We stare helplessly, still clutching the carryout containers of the food we were unable to finish from the blissfully innocent meal we sat sharing while our apparatus, our theories, our formulas, and years of research—all that people refer to as their “work”—were bursting into flame. Along empty, echoing streets, sirens are screaming like victims.
Already a crowd has gathered.
“Look at that seedy old mother go up,” a white kid in dreadlocks says to his girlfriend, who looks like a runaway waif. She answers, “Cool!”
And I remember how, in what now seems another life, I watched fires as a kid—sometimes fires that a gang of us, calling ourselves the Matchheads, had set.
I remember how, later, in another time, if not another life, I once snapped a photograph of a woman I was with as she watched a fire blaze out of control along a river in Chicago. She was still married then. Her husband, whom I’d never met, was in a veterans’ hospital—clinically depressed after the war in Vietnam.
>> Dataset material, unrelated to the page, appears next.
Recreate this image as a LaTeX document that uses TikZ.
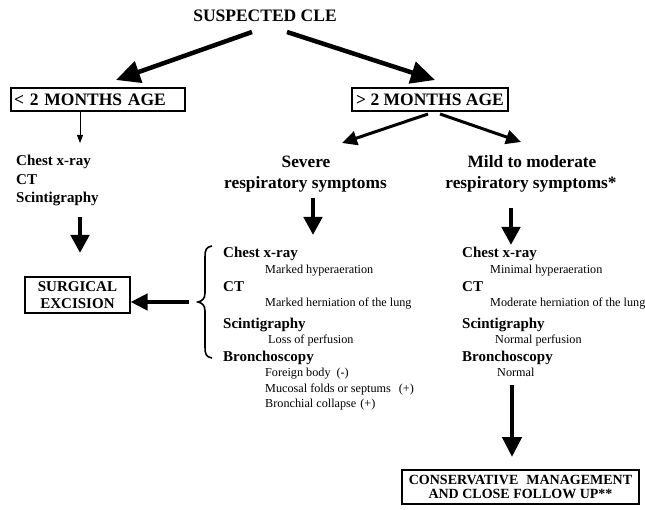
\documentclass[tikz,border=0pt]{standalone}
\usepackage{fontspec}
\setmainfont{Liberation Serif}
\usetikzlibrary{arrows.meta}
\begin{document}
\begin{tikzpicture}[x=1pt,y=-1pt,
  hd/.style={font=\fontsize{17.5}{20}\selectfont\bfseries, inner sep=0pt, anchor=base},
  hdtwo/.style={font=\fontsize{17.3}{20}\selectfont\bfseries, inner sep=0pt, anchor=base},
  item/.style={font=\fontsize{15}{18}\selectfont\bfseries, inner sep=0pt, anchor=base west},
  sub/.style={font=\fontsize{12.2}{14}\selectfont, inner sep=0pt, anchor=base west},
  agebox/.style={draw, line width=1.1pt, font=\fontsize{17.5}{20}\selectfont\bfseries, inner xsep=3pt, inner ysep=0pt, minimum height=23pt},
  endbox/.style={draw, line width=1.1pt, inner sep=0pt, align=center},
  bigarrow/.style={line width=4.5pt, -{Triangle[length=24pt,width=22pt]}},
  midarrow/.style={line width=3pt, -{Triangle[length=15pt,width=14pt]}},
  vertarrow/.style={line width=4.5pt, -{Triangle[length=18pt,width=18pt]}},
  thinarrow/.style={line width=1pt, -{Triangle[length=8pt,width=6pt]}},
  bracestyle/.style={line width=1.6pt}
]
\path[use as bounding box, fill=white] (0,0) rectangle (645,510);

% top
\node[hd] (cle) at (265,22) {SUSPECTED CLE};
\node[agebox, text width=168pt, align=left] (lt) at (98,99.5) {< 2 MONTHS AGE};
\node[agebox, minimum width=156pt] (rt) at (430,99.5) {> 2 MONTHS AGE};

\coordinate (cleL) at (252,32);
\coordinate (cleR) at (287,32);
\coordinate (ltTip) at (116,80);
\coordinate (rtTip) at (435,80);
\draw[bigarrow] (cleL) -- (ltTip);
\draw[bigarrow] (cleR) -- (rtTip);

% left branch
\coordinate (ltOut) at (80,111);
\coordinate (lcIn) at (80,143);
\draw[thinarrow] (ltOut) -- (lcIn);
\node[item] (lc) at (16,166) {Chest x-ray};
\node[item] (lct) at (16,185) {CT};
\node[item] (lsc) at (16,203) {Scintigraphy};
\coordinate (lscOut) at (80,217);
\coordinate (surgIn) at (80,253);
\draw[vertarrow] (lscOut) -- (surgIn);
\node[endbox, minimum width=105pt, minimum height=36pt, font=\fontsize{15}{17}\selectfont\bfseries] (surg) at (77.5,295) {SURGICAL\\EXCISION};

% right branch
\coordinate (rtOutL) at (428,114);
\coordinate (rtOutR) at (440,114);
\coordinate (sevTip) at (342,143);
\coordinate (mildTip) at (521,142);
\draw[midarrow] (rtOutL) -- (sevTip);
\draw[midarrow] (rtOutR) -- (mildTip);

\node[hdtwo] (sev1) at (306,168) {Severe};
\node[hdtwo] (sev2) at (305.5,189) {respiratory symptoms};
\node[hdtwo] (mild1) at (532,168) {Mild to moderate};
\node[hdtwo] (mild2) at (531,189) {respiratory symptoms*};

\coordinate (sevOut) at (313,198);
\coordinate (sevIn) at (313,235);
\draw[vertarrow] (sevOut) -- (sevIn);
\coordinate (mildOut) at (511,208);
\coordinate (mildIn) at (511,245);
\draw[vertarrow] (mildOut) -- (mildIn);

% severe list
\node[item] (sc) at (223,258) {Chest x-ray};
\node[sub] (sc1) at (265,274) {Marked hyperaeration};
\node[item] (sct) at (223,292) {CT};
\node[sub] (sct1) at (265,307) {Marked herniation of the lung};
\node[item] (ss) at (223,329) {Scintigraphy};
\node[sub] (ss1) at (268,344) {Loss of perfusion};
\node[item] (sb) at (223,362) {Bronchoscopy};
\node[sub] (sb1) at (265,377) {Foreign body\hspace{6pt}(-)};
\node[sub] (sb2) at (265,392) {Mucosal folds or septums\hspace{8pt}(+)};
\node[sub] (sb3) at (265,407) {Bronchial collapse\hspace{4pt}(+)};

% brace
\draw[bracestyle] (212,246) .. controls (206,247) and (205,250) .. (205,257)
  -- (205,293) .. controls (205,299) and (202,301) .. (198,302)
  .. controls (202,303) and (205,305) .. (205,311)
  -- (205,347) .. controls (205,354) and (206,357) .. (212,358);
\coordinate (braceTip) at (189,302);
\draw[line width=4.5pt, -{Triangle[length=17pt,width=16pt]}] (braceTip) -- (braceTip -| surg.east);

% mild list
\node[item] (mc) at (462,258) {Chest x-ray};
\node[sub] (mc1) at (490,274) {Minimal hyperaeration};
\node[item] (mct) at (462,292) {CT};
\node[sub] (mct1) at (490,307) {Moderate herniation of the lung};
\node[item] (ms) at (462,329) {Scintigraphy};
\node[sub] (ms1) at (495,344) {Normal perfusion};
\node[item] (mb) at (462,362) {Bronchoscopy};
\node[sub] (mb1) at (497,377) {Normal};

\node[endbox, minimum width=237pt, minimum height=34pt, font=\fontsize{14}{14.5}\selectfont\bfseries] (cons) at (520.5,487) {CONSERVATIVE\hspace{8pt}MANAGEMENT\\AND CLOSE FOLLOW UP**};
\coordinate (mbOut) at (512,385);
\draw[line width=4.5pt, -{Triangle[length=20pt,width=19pt]}] (mbOut) -- (mbOut |- 0,457);
\end{tikzpicture}
\end{document}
At least, that’s what she told me about him. Thinking back, I sometimes wonder if she even had a husband. She had come to Chicago with me for a fling—her word. I thought at the time that we were just “fooling around”—also her words, words we both used in place of others like “fucking” or “making love” or “adultery.” It was more comfortable, and safer, for me to think of things between us as fooling around, but when I offhandedly mentioned that to her she became furious, and instead of fooling around we spent our weekend in Chicago arguing, and ended up having a terrible time. It was a Sunday afternoon in early autumn, probably in the Year of the Rat, and we were sullenly driving out of the city. Along the north branch of the river, a factory was burning. I pulled over and parked, dug a camera out of my duffel, and we walked to a bridge to watch the fire.
* * *
But it’s not the fire itself that I remember, even though the blaze ultimately spread across the city sky like a dusk that rose from the earth rather than descended. The fire, as I recall it, is merely a backdrop compressed within the boundaries of the photograph I took of her. She has just looked away from the blaze, toward the camera. Her elbows lean against the peeling gray railing of the bridge. She’s wearing the black silk blouse that she bought at a secondhand shop on Clark Street the day before. Looking for clothes from the past in secondhand stores was an obsession of hers—“going junking,” she called it. A silver Navajo bracelet has slid up her arm over a black silk sleeve. How thin her wrists appear. There’s a ring whose gem I know is a moonstone on the index finger of her left hand, and a tarnished silver band around her thumb. She was left-handed, and it pleased her that I was, too, as if we both belonged to the same minority group. Her long hair is a shade of auburn all the more intense for the angle of late afternoon sunlight. She doesn’t look sullen or angry so much as fierce. Although later, studying her face in the photo, I’ll come to see that beneath her expression there’s a look less recognizable and more desperate: not loneliness, exactly, but aloneness —a look I’d seen cross her face more than once but wouldn’t have thought to identify if the photo hadn’t caught it. Behind her, ominous gray smoke plumes out of a sprawling old brick factory with the soon-to-be-scorched white lettering of GUTTMAN & CO. TANNERS visible along the side of the building.